Would you please try to add

if ( window.TextDecoder !== undefined ) {

    return new TextDecoder().decode( array_buffer );

}

after

var array_buffer = new Uint8Array( buf );

in STLLoader

https://github.com/mrdoob/three.js/blob/6028312ec0fe149b5534dd5de7b875eaeb148fbc/examples/js/loaders/STLLoader.js#L247

and see how the performance with your 40MB file will be?

takahirox on 15 May 2017

❤3

About encoding type, wouldn't default 'utf-8' work?
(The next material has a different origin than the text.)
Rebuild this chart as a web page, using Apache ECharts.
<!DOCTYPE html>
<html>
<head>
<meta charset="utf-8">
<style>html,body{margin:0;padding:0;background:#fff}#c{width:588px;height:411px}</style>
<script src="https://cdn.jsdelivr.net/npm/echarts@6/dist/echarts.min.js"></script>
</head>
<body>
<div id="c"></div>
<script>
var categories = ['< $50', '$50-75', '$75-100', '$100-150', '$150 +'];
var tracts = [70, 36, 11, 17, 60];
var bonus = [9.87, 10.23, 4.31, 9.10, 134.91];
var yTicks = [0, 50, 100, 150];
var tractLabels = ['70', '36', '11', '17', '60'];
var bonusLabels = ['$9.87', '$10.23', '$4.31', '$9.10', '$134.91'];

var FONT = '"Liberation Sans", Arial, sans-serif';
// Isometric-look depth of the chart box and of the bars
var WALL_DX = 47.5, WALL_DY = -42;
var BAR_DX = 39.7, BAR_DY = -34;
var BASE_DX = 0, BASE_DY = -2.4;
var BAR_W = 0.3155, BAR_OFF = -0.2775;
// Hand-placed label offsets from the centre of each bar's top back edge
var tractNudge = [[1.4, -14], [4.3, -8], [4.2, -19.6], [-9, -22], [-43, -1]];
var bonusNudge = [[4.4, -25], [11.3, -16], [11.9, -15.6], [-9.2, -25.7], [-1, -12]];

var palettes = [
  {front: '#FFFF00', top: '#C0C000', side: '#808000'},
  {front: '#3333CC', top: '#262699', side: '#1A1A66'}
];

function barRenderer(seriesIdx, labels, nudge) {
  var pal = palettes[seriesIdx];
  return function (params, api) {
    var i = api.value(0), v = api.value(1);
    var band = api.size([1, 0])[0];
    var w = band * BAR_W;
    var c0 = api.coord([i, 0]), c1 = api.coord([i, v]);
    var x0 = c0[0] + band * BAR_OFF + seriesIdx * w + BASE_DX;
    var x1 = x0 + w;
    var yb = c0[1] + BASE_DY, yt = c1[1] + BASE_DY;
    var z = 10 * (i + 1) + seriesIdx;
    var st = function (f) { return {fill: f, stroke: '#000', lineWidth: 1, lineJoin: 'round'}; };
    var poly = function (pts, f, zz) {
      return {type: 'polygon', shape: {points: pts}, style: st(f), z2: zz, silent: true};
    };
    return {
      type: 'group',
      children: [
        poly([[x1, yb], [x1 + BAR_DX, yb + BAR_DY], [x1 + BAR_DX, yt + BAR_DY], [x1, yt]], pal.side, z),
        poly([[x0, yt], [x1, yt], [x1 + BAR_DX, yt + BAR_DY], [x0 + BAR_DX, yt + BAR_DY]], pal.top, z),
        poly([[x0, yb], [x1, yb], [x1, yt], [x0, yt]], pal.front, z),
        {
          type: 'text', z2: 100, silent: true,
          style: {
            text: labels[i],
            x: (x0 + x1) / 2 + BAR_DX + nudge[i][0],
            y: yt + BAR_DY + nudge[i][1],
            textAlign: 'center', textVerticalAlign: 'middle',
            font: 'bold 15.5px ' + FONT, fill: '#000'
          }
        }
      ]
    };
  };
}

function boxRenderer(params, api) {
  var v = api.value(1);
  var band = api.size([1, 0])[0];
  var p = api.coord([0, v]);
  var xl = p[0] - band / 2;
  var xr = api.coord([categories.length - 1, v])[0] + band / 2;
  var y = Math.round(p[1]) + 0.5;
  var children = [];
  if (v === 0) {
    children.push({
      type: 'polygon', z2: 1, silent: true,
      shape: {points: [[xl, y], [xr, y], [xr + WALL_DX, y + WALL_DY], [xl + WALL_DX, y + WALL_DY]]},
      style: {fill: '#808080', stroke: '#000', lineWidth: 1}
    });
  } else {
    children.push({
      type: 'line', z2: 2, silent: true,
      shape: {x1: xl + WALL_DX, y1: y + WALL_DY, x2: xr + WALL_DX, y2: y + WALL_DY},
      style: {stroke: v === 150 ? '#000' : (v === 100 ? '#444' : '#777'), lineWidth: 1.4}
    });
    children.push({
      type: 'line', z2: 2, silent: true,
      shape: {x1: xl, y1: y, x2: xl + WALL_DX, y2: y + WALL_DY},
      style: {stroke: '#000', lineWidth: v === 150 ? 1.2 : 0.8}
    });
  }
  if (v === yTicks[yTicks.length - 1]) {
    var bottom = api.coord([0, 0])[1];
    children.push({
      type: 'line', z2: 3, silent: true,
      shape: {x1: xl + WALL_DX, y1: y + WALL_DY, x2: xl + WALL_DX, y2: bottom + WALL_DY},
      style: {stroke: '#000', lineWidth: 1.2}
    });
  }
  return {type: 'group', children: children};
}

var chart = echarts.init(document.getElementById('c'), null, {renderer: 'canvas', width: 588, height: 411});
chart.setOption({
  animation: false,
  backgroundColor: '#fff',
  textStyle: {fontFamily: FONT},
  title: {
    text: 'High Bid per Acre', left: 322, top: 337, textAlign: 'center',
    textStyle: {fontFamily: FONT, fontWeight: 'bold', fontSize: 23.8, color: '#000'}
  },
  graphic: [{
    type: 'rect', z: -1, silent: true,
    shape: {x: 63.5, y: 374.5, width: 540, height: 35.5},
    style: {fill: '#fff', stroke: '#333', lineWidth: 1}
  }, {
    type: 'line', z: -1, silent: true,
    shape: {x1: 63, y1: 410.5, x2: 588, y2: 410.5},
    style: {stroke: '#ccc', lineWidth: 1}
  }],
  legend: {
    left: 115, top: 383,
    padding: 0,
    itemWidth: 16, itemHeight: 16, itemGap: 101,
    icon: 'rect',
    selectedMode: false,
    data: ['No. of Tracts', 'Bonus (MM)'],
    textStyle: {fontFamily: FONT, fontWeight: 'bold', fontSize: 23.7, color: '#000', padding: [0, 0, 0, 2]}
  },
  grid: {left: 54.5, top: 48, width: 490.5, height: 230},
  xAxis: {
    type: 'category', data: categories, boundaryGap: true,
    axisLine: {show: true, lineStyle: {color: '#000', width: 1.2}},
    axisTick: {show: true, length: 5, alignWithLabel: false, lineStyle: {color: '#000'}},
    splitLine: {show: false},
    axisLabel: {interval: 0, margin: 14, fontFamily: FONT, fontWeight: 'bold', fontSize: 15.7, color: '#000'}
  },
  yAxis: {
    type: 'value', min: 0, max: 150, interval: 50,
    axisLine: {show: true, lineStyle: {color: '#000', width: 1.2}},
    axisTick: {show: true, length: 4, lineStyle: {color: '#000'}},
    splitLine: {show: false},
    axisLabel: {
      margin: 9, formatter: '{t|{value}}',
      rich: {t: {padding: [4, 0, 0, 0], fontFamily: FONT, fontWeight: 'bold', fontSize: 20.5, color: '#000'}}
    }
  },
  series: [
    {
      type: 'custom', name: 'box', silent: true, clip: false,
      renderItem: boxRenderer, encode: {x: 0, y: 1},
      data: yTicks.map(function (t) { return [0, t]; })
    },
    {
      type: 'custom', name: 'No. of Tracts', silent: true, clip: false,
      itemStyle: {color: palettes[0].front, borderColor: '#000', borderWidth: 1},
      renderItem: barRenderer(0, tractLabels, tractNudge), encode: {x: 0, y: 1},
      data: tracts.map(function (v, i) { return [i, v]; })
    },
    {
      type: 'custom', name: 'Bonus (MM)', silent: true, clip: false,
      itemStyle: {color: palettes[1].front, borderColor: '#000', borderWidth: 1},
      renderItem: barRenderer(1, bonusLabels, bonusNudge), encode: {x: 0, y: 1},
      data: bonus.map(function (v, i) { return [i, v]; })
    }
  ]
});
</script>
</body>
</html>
Yes, that should work fine. The encoding issues I had before were with something else that shouldn't matter here, now that I think about it.

donmccurdy on 15 May 2017

@takahirox

... and see how the performance with your 40MB file will be?

The result is excellent! - Adding

if ( window.TextDecoder !== undefined ) {

    return new TextDecoder().decode( array_buffer );

}

improves the time needed on my system for executing the ensureString function

on Chrome from 12 seconds before to 0.12 seconds afterwards
on FF from 5-6 seconds before to 0.17 seconds afterwards

(with the previously tested 40MB STL ASCII file, on Windows 10)

- and in spite of this the model looks exactly like before 😉

jostschmithals on 15 May 2017

🎉3

Niiice! I'll make PR!

Do you folks think we need loader.setResponseType() or something for
browsers which don't support TextDecoder?

takahirox on 16 May 2017

Do you folks think we need loader.setResponseType() or something for
browsers which don't support TextDecoder?

Getting specific, that's IE 11 and Microsoft Edge[1]. I'd encourage interested persons to upvote the issue here. It is marked as "under consideration" currently.